Further complicating the risk landscape are upgradeable proxy patterns embedded within some token contracts. These proxies allow the underlying contract logic to be swapped out post-deployment, which can sometimes be done without effective multisig or timelock constraints. In such scenarios, the deployer or privileged actors can replace benign contract code with malicious versions that introduce exit blocks, mint additional tokens, or impose new taxes. The absence of multisig or timelock protections significantly amplifies the risk of abuse, as it enables swift and unilateral changes to contract behavior without community oversight. Conversely, contracts with robust multisig governance and enforced timelocks on upgrades provide a safeguard against sudden malicious modifications.
Active mint authority retained by the deployer is another structural risk factor that can exacerbate token fraud potential. This authority allows the arbitrary inflation of token supply, which dilutes existing holders and can undermine the token’s economic integrity. When minting is unrestricted and controlled by a single entity, it can be used to manipulate market dynamics or extract value unfairly. Conversely, explicit renouncement of mint and freeze authorities, alongside immutability of whitelist and blacklist mappings, signals a stronger commitment to decentralization and reduces concerns about exit blocking or supply inflation.
On-chain evidence of past utilization of blacklist or pause functions without clear corresponding market events can also serve as a warning sign. If these functions have been activated in the absence of transparent explanations or legitimate reasons, it may indicate hidden exit blocks or forced freezes designed to trap holders or manipulate liquidity. This behavior often correlates with sudden liquidity withdrawals or price crashes, though it may not always be immediately apparent in trading data. Such opaque use of contract controls raises suspicion and warrants deeper forensic analysis.
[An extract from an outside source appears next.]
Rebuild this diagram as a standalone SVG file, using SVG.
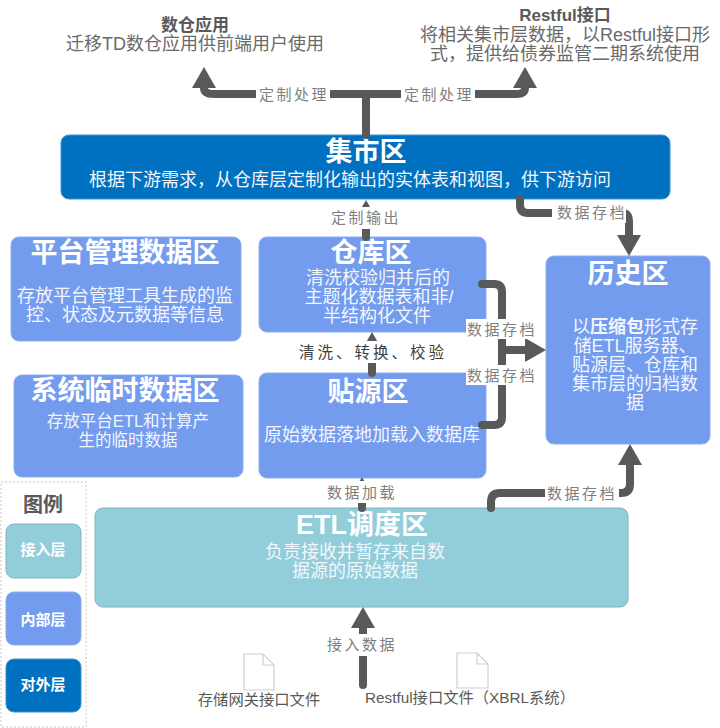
<svg xmlns="http://www.w3.org/2000/svg" width="720" height="728" viewBox="0 0 720 728">
<style>
text{font-family:"Liberation Sans","Noto Sans CJK SC",sans-serif;text-anchor:middle}
.t{font-size:27px;font-weight:700;fill:#fff}
.b{font-size:18px;fill:#f2f6fd}
.s{font-size:16.5px}
.h{font-size:18px;fill:#6a6a6a}
.hb{font-size:17px;font-weight:700;fill:#595959}
.l{font-size:15px;fill:#7f7f7f;letter-spacing:2.5px}
.leg{font-size:15px;font-weight:700;fill:#fff}
.in{fill:#749cee;stroke:#8aaef2;stroke-width:1}
.ac{fill:#92cdda;stroke:#7fb6c2;stroke-width:1}
.ex{fill:#0070c0;stroke:#3d93d0;stroke-width:1}
.c{fill:none;stroke:#595959;stroke-width:8;stroke-linecap:round;stroke-linejoin:round}
.a{marker-end:url(#head)}
.m{fill:#fff}
.doc{fill:#fff;stroke:#cfcfcf;stroke-width:1.2}
.f{font-size:15.3px;fill:#595959}
</style>
<defs>
<marker id="head" markerUnits="userSpaceOnUse" markerWidth="22" markerHeight="26" refX="0" refY="13" orient="auto">
<path d="M0,1 L21,13 L0,25 Z" fill="#595959"/>
</marker>
</defs>
<rect width="720" height="728" fill="#fff"/>

<g id="app-dw">
<text class="hb" x="195" y="31">数仓应用</text>
<text class="h" x="195" y="50">迁移TD数仓应用供前端用户使用</text>
</g>
<g id="app-restful">
<text class="hb" x="565" y="21">Restful接口</text>
<text class="h" x="565" y="41">将相关集市层数据，以Restful接口形</text>
<text class="h" x="565" y="60">式，提供给债券监管二期系统使用</text>
</g>
<g id="mart">
<rect class="ex" x="61" y="135" width="609" height="64" rx="8"/>
<text class="t" x="366" y="161">集市区</text>
<text class="b" x="350" y="186">根据下游需求，从仓库层定制化输出的实体表和视图，供下游访问</text>
</g>
<g id="platform">
<rect class="in" x="11" y="237" width="230" height="104" rx="8"/>
<text class="t" x="125" y="262">平台管理数据区</text>
<text class="b" x="125" y="302">存放平台管理工具生成的监</text>
<text class="b" x="125" y="321">控、状态及元数据等信息</text>
</g>
<g id="warehouse">
<rect class="in" x="259" y="237" width="227" height="95" rx="8"/>
<text class="t" x="371" y="262">仓库区</text>
<text class="b" x="378" y="284">清洗校验归并后的</text>
<text class="b" x="379" y="303">主题化数据表和非/</text>
<text class="b" x="377" y="322">半结构化文件</text>
</g>
<g id="temp">
<rect class="in" x="14" y="375" width="229" height="102" rx="8"/>
<text class="t" x="125" y="400">系统临时数据区</text>
<text class="b s" x="128" y="427">存放平台ETL和计算产</text>
<text class="b s" x="128" y="446">生的临时数据</text>
</g>
<g id="source">
<rect class="in" x="259" y="373" width="227" height="105" rx="8"/>
<text class="t" x="368" y="401">贴源区</text>
<text class="b" x="372" y="441">原始数据落地加载入数据库</text>
</g>
<g id="history">
<rect class="in" x="546" y="256" width="164" height="188" rx="8"/>
<text class="t" x="628" y="283">历史区</text>
<text class="b" x="635" y="333">以<tspan font-weight="700">压缩包</tspan>形式存</text>
<text class="b" x="635" y="352">储ETL服务器、</text>
<text class="b" x="635" y="371">贴源层、仓库和</text>
<text class="b" x="635" y="390">集市层的归档数</text>
<text class="b" x="635" y="409">据</text>
</g>
<g id="etl">
<rect class="ac" x="95" y="508" width="533" height="99" rx="8"/>
<text class="t" x="362" y="534">ETL调度区</text>
<text class="b" x="355" y="558">负责接收并暂存来自数</text>
<text class="b" x="355" y="577">据源的原始数据</text>
</g>
<g id="legend">
<rect x="1" y="482" width="85" height="245" fill="none" stroke="#c8c8c8" stroke-width="1" stroke-dasharray="2 2"/>
<text x="43" y="512" style="font-size:20px;font-weight:700;fill:#595959">图例</text>
<rect class="ac" x="6" y="524" width="75" height="54" rx="8"/>
<text class="leg" x="43" y="555">接入层</text>
<rect class="in" x="6" y="592" width="75" height="53" rx="8"/>
<text class="leg" x="43" y="625">内部层</text>
<rect class="ex" x="6" y="659" width="75" height="53" rx="8"/>
<text class="leg" x="43" y="690">对外层</text>
</g>
<g id="file-gateway">
<path class="doc" d="M244,654 H263 L274,665 V690 H244 Z M263,654 V665 H274"/>
<text class="f" x="259" y="705">存储网关接口文件</text>
</g>
<g id="file-restful">
<path class="doc" d="M457,653 H477 L488,664 V688 H457 Z M477,653 V664 H488"/>
<text class="f" x="470" y="703">Restful接口文件（XBRL系统）</text>
</g>

<g id="connectors">
<path class="c a" d="M366,135 V94 H214 Q204,94 204,88"/>
<path class="c a" d="M366,94 H516 Q525,94 525,88"/>
<path class="c a" d="M520,199 V205 Q520,213 528,213 H622 Q629,213 629,222 V235"/>
<path class="c a" d="M366,237 V221"/>
<path class="c a" d="M372,373 V353"/>
<path class="c a" d="M362,508 V498"/>
<path class="c" d="M482,284 H494 Q502,284 502,292 V417 Q502,425 494,425 H482"/>
<path class="c a" d="M502,350 H525"/>
<path class="c a" d="M491,508 V502 Q491,493 500,493 H621 Q630,493 630,484 V465"/>
<path class="c a" d="M363,685 V628"/>
<rect class="m" x="256" y="84" width="74" height="21"/>
<text class="l" x="294" y="100">定制处理</text>
<rect class="m" x="401" y="84" width="74" height="21"/>
<text class="l" x="439" y="100">定制处理</text>
<rect class="m" x="552" y="203" width="74" height="20"/>
<text class="l" x="592" y="218">数据存档</text>
<rect class="m" x="329" y="207" width="74" height="22"/>
<text class="l" x="366" y="223">定制输出</text>
<rect class="m" x="296" y="341" width="154" height="22"/>
<text x="373" y="358" style="font-size:15.5px;fill:#404040;letter-spacing:3px">清洗、转换、校验</text>
<rect class="m" x="466" y="319" width="71" height="20"/>
<text class="l" x="502" y="335">数据存档</text>
<rect class="m" x="466" y="365" width="71" height="20"/>
<text class="l" x="502" y="381">数据存档</text>
<rect class="m" x="325" y="481" width="74" height="22"/>
<text class="l" x="362" y="498">数据加载</text>
<rect class="m" x="545" y="484" width="74" height="19"/>
<text class="l" x="582" y="499">数据存档</text>
<rect class="m" x="325" y="634" width="74" height="22"/>
<text class="l" x="362" y="650">接入数据</text>
</g>
</svg>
When these structural conditions intersect with adjustable sell tax parameters controlled solely by the owner, the potential outcomes span a broad spectrum. On one end are soft honeypots, where exit is possible but heavily penalized through exorbitant fees or slippage, disincentivizing selling. On the other end are hard exit blocks that effectively trap funds indefinitely. Active freeze authority compounds these risks by enabling selective wallet freezes without prior notice, which can be deployed suddenly to immobilize targeted holders. These capabilities, when combined, form a potent toolkit for executing scams that evade detection through conventional market data analysis.
Ultimately, these structural capabilities underscore the critical importance of thorough contract inspection in token fraud investigations. While market data such as liquidity depth, market cap, and volume provide useful context, they alone do not reveal hidden contract-level manipulations. However, it is equally important to recognize that in projects with robust multisig governance, transparent upgrade processes, and fixed permission sets, similar contract patterns may serve legitimate operational or compliance functions. Therefore, the presence of these patterns should be evaluated holistically, considering governance transparency, permission mutability, and on-chain activity to differentiate between benign controls and malicious traps.